The results suggest the impact of the Mars-sized foreign body into early Earth was so violent that the debris cloud mixed thoroughly before settling down and forming the Moon.
Co-author, Richard Walker, a professor of geology at UMD, said:
“The problem is that Earth and the moon are very similar with respect to their isotopic fingerprints, suggesting that they are both ultimately formed from the same material that gathered early in the solar system’s history.”
“This is surprising, because the Mars-sized body that created the moon is expected to have been very different. So the conundrum is that Earth and the moon shouldn’t be as similar as they are.”
The scientists examined the tungsten isotopic composition of two moon rocks collected by the Apollo 16 mission, including sample 68815, seen here. (Image Credit: NASA/JSC)
Over the years, several theories have emerged to explain the Earth’s and Moon’s similar fingerprints. Maybe the impact created a massive cloud of debris that mixed thoroughly with the Earth and then later coalesced to form the Moon.
It is also possible that Theia might have been, coincidentally, isotopically similar to young Earth.
A third possibility is that the Moon was formed from materials from Earth, rather than from Theia. However, for this to have occurred, it would have required an extremely unusual type of impact.
In their attempt to find an explanation, Prof. Walker and colleagues looked to another well-documented phenomenon in the early history of our solar system. According to evidence, both the Earth and Moon gathered additional material after the main collision, with the Earth collecting more of this debris and dust.
There was a lot of Tungsten in this new material, but comparatively little of it was of a lighter isotope known as Tungsten-182. Taking these two observations together, you would expect the Earth to have less Tungsten-182 than the Moon.
Sure enough, Prof. Walker and team compared the rocks from the Earth and Moon and found that the Moon had a slightly higher proportion of Tungsten-182. The key, however, is how much.
Prof. Walker said:
“The small, but significant, difference in the Tungsten isotopic composition between Earth and the moon perfectly corresponds to the different amounts of material gathered by Earth and the moon post-impact.”

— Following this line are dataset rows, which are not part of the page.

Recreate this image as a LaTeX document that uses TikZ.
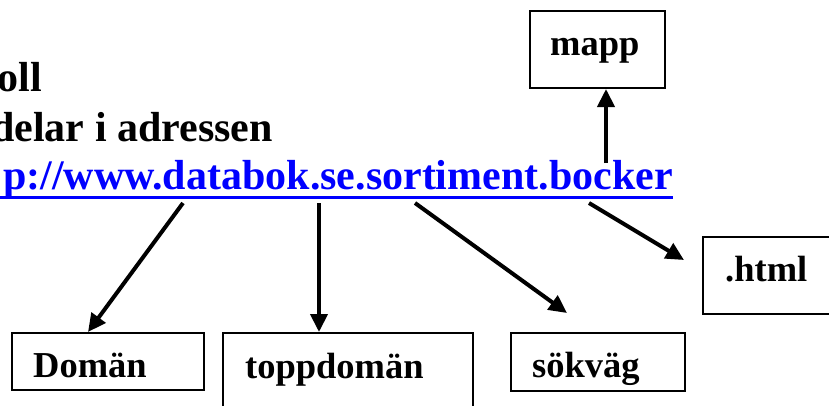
\documentclass[tikz,border=0pt]{standalone}
\usepackage{fontspec}
\setmainfont{Liberation Serif}
\usetikzlibrary{arrows.meta,calc}
\definecolor{linkblue}{RGB}{0,0,255}
\begin{document}
\begin{tikzpicture}[x=1pt,y=-1pt,
  head/.style={font=\fontsize{42}{42}\selectfont\bfseries, inner sep=0, anchor=base east},
  box/.style={draw, line width=2pt, anchor=north west, inner sep=0},
  lbl/.style={font=\fontsize{36.5}{36.5}\selectfont\bfseries, inner sep=0, anchor=base west},
  arr/.style={line width=4pt, -{Triangle[length=18pt,width=17pt]}}]
\useasboundingbox (0,0) rectangle (829,405);
\clip (0,0) rectangle (829,405);
% heading text
\node[head] (h1) at (42,91) {oll};
\node[head] (h2) at (273,141) {delar i adressen};
\node[head, text=linkblue] (url) at (673,189) {p://www.databok.se.sortiment.bocker};
\fill[linkblue] (-5,195.5) rectangle (673,198.5);
% boxes
\node[box, minimum width=135pt, minimum height=77pt] (mapp) at (529,10) {};
\node[box, minimum width=150pt, minimum height=77pt] (html) at (702,236) {};
\node[box, minimum width=192pt, minimum height=57pt] (domain) at (11,332) {};
\node[box, minimum width=250pt, minimum height=100pt] (topp) at (222,332) {};
\node[box, minimum width=174pt, minimum height=58pt] (sok) at (510,332) {};
% labels
\node[lbl] (lmapp) at (550,55) {mapp};
\node[lbl] (lhtml) at (725,281) {.html};
\node[lbl] (ldomain) at (33,377) {Domän};
\node[lbl] (ltopp) at (245,378) {toppdomän};
\node[lbl] (lsok) at (532,377) {sökväg};
% arrow starts
\coordinate (s1) at (183,203);
\coordinate (s2) at (319,203);
\coordinate (s3) at (415,203);
\coordinate (s4) at (589,203);
\coordinate (s5) at (606,163);
\draw[arr] (s1) -- ($(domain.north west)+(77,0)$);
\draw[arr] (s2) -- ($(topp.north west)+(97,0)$);
\draw[arr] (s3) -- ($(sok.north west)+(57,-19)$);
\draw[arr] (s4) -- ($(html.north west)+(-18,24)$);
\draw[arr] (s5) -- ($(mapp.south west)+(77,0)$);
\end{tikzpicture}
\end{document}
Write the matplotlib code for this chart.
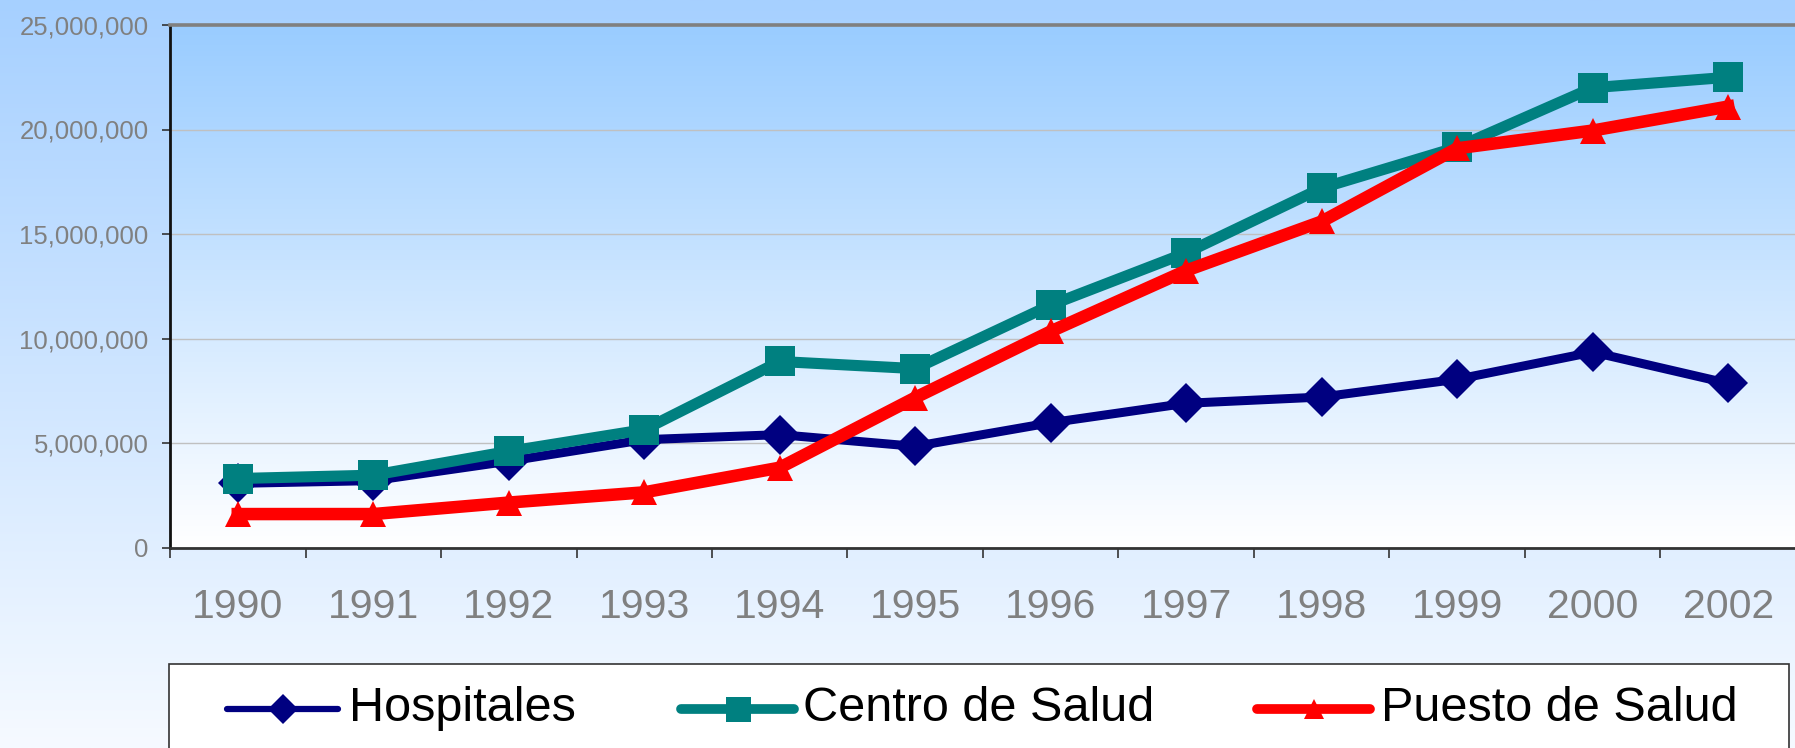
import numpy as np
import matplotlib
matplotlib.use("Agg")
import matplotlib.pyplot as plt
from matplotlib.lines import Line2D
from matplotlib.patches import Rectangle
from matplotlib.ticker import FuncFormatter, MultipleLocator

# ---------------- data ----------------
years = ['1990', '1991', '1992', '1993', '1994', '1995', '1996',
         '1997', '1998', '1999', '2000', '2002']
hospitales = [3.07e6, 3.2e6, 4.13e6, 5.16e6, 5.4e6, 4.84e6, 5.97e6,
              6.9e6, 7.2e6, 8.05e6, 9.35e6, 7.85e6]
centro_salud = [3.3e6, 3.46e6, 4.6e6, 5.64e6, 8.9e6, 8.56e6, 11.6e6,
                14.1e6, 17.2e6, 19.15e6, 22.0e6, 22.5e6]
puesto_salud = [1.6e6, 1.6e6, 2.15e6, 2.64e6, 3.82e6, 7.17e6, 10.34e6,
                13.25e6, 15.6e6, 19.1e6, 19.95e6, 21.1e6]
series_names = ['Hospitales', 'Centro de Salud', 'Puesto de Salud']
y_max = 25e6
y_step = 5e6

# ---------------- styles ----------------
W, H = 1795, 748
DPI = 100
colors = ['#000080', '#008080', '#FF0000']
markers = ['D', 's', '^']
msizes = [20, 21, 19]
lwidths = [6.5, 8.0, 9.0]
font = ['Liberation Sans', 'Arial', 'DejaVu Sans']

fig = plt.figure(figsize=(W / DPI, H / DPI), dpi=DPI)

def fx(px):
    return px / W

def fy(py):
    return 1 - py / H

# figure background gradient
bg = fig.add_axes([0, 0, 1, 1], zorder=-10)
t = np.linspace(0, 1, 256)[:, None]
top_c = np.array([166, 208, 255]) / 255
bot_c = np.array([246, 250, 255]) / 255
grad = top_c[None, None, :] * (1 - t[..., None]) + bot_c[None, None, :] * t[..., None]
grad = np.repeat(grad, 2, axis=1)
bg.imshow(grad, aspect='auto', extent=[0, 1, 0, 1], origin='upper')
bg.set_axis_off()

# main axes
left, right, top, bottom = 170, 1796, 25, 547.5
ax = fig.add_axes([fx(left), fy(bottom), fx(right - left), (bottom - top) / H])
ax.set_facecolor('none')

x = np.arange(len(years))

# plot area gradient
ptop = np.array([153, 204, 255]) / 255
pbot = np.array([255, 255, 255]) / 255
pgrad = ptop[None, None, :] * (1 - t[..., None]) + pbot[None, None, :] * t[..., None]
pgrad = np.repeat(pgrad, 2, axis=1)
ax.imshow(pgrad, aspect='auto', extent=[-0.5, len(years) - 0.5, 0, y_max],
          origin='upper', zorder=0)
ax.set_xlim(-0.5, len(years) - 0.5)
ax.set_ylim(0, y_max)

# gridlines
ax.yaxis.set_major_locator(MultipleLocator(y_step))
ax.grid(axis='y', color='#c0c0c0', linewidth=1.0, zorder=1)
ax.set_axisbelow(False)

data = [hospitales, centro_salud, puesto_salud]
for i, (vals, name) in enumerate(zip(data, series_names)):
    ax.plot(x, vals, color=colors[i], lw=lwidths[i], marker=markers[i],
            ms=msizes[i], mec=colors[i], mew=0, label=name, zorder=3 + i,
            solid_joinstyle='round')

# ticks
ax.set_xticks(np.arange(-0.5, len(years), 1.0), minor=False)
ax.set_xticklabels([])
ax.set_xticks(x, minor=True)
ax.set_xticklabels(years, minor=True)
ax.tick_params(axis='x', which='major', length=7.5, width=1.2, color='#333333',
               direction='out')
ax.tick_params(axis='x', which='minor', length=0, pad=29, labelsize=29.5,
               labelcolor='#808080')
for lab in ax.get_xticklabels(minor=True):
    lab.set_family(font)

ax.yaxis.set_major_formatter(FuncFormatter(lambda v, p: f'{int(v):,}'))
ax.tick_params(axis='y', length=6, width=1.2, color='#333333', pad=9.5,
               labelsize=18.5, labelcolor='#808080')
for lab in ax.get_yticklabels():
    lab.set_family(font)

# spines
ax.spines['right'].set_visible(False)
ax.spines['top'].set_color('#808080')
ax.spines['top'].set_linewidth(2.6)
ax.spines['left'].set_color('#111111')
ax.spines['left'].set_linewidth(2.0)
ax.spines['bottom'].set_color('#333333')
ax.spines['bottom'].set_linewidth(2.0)
for s in ax.spines.values():
    s.set_zorder(10)

# legend (manual box, entries use the series styles)
box = Rectangle((fx(169), fy(800)), fx(1789 - 169), (800 - 664) / H,
                transform=fig.transFigure, facecolor='white',
                edgecolor='#333333', linewidth=1.2, zorder=20)
fig.add_artist(box)
leg_handles = [(227, 338, 349), (681, 794, 803), (1257, 1370, 1381)]
leg_line_y = 709
leg_base_y = 721
leg_ms = [15, 18, 15]
leg_lw = [4.5, 7.0, 7.0]
for i, (x0, x1, xt) in enumerate(leg_handles):
    ln = Line2D([fx(x0), fx((x0 + x1) / 2), fx(x1)], [fy(leg_line_y)] * 3,
                transform=fig.transFigure, color=colors[i], lw=leg_lw[i],
                marker=markers[i], markevery=[1], ms=leg_ms[i], mew=0,
                solid_capstyle='round', zorder=21)
    fig.add_artist(ln)
    fig.text(fx(xt), fy(leg_base_y), series_names[i], fontsize=35, family=font,
             color='black', va='baseline', ha='left', zorder=22)

fig.savefig('out.png', dpi=DPI)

“This means that, right after the moon formed, it had exactly the same isotopic composition as Earth’s mantle.”
This finding supports the hypothesis that the mass of material created by the collision, which later formed the Moon, must have mixed together thoroughly before the Moon coalesced and cooled.
This would explain why overall the isotopic fingerprints are similar, but those of Tunsgten-182 are slightly different.
It also largely rules out the idea that Theia was of similar composition, or that the Moon formed from material from Earth before the impact.
In both cases, such a perfect correlation between Tungsten-182 and the amounts of material gathered by the Moon and Earth post-impact would probably not have been observed.
Prof. Walker said:
“This result brings us one step closer to understanding the close familial relationship between Earth and the moon. We still need to work out the details, but it’s clear that our early solar system was a very violent place.”
Citation: “Tungsten isotopic evidence for disproportional late accretion to the Earth and Moon,” Mathieu Touboul, Igor S. Puchtel & Richard J. Walker. Nature. Published 8 April, 2015. DOI: 10.1038/nature14355.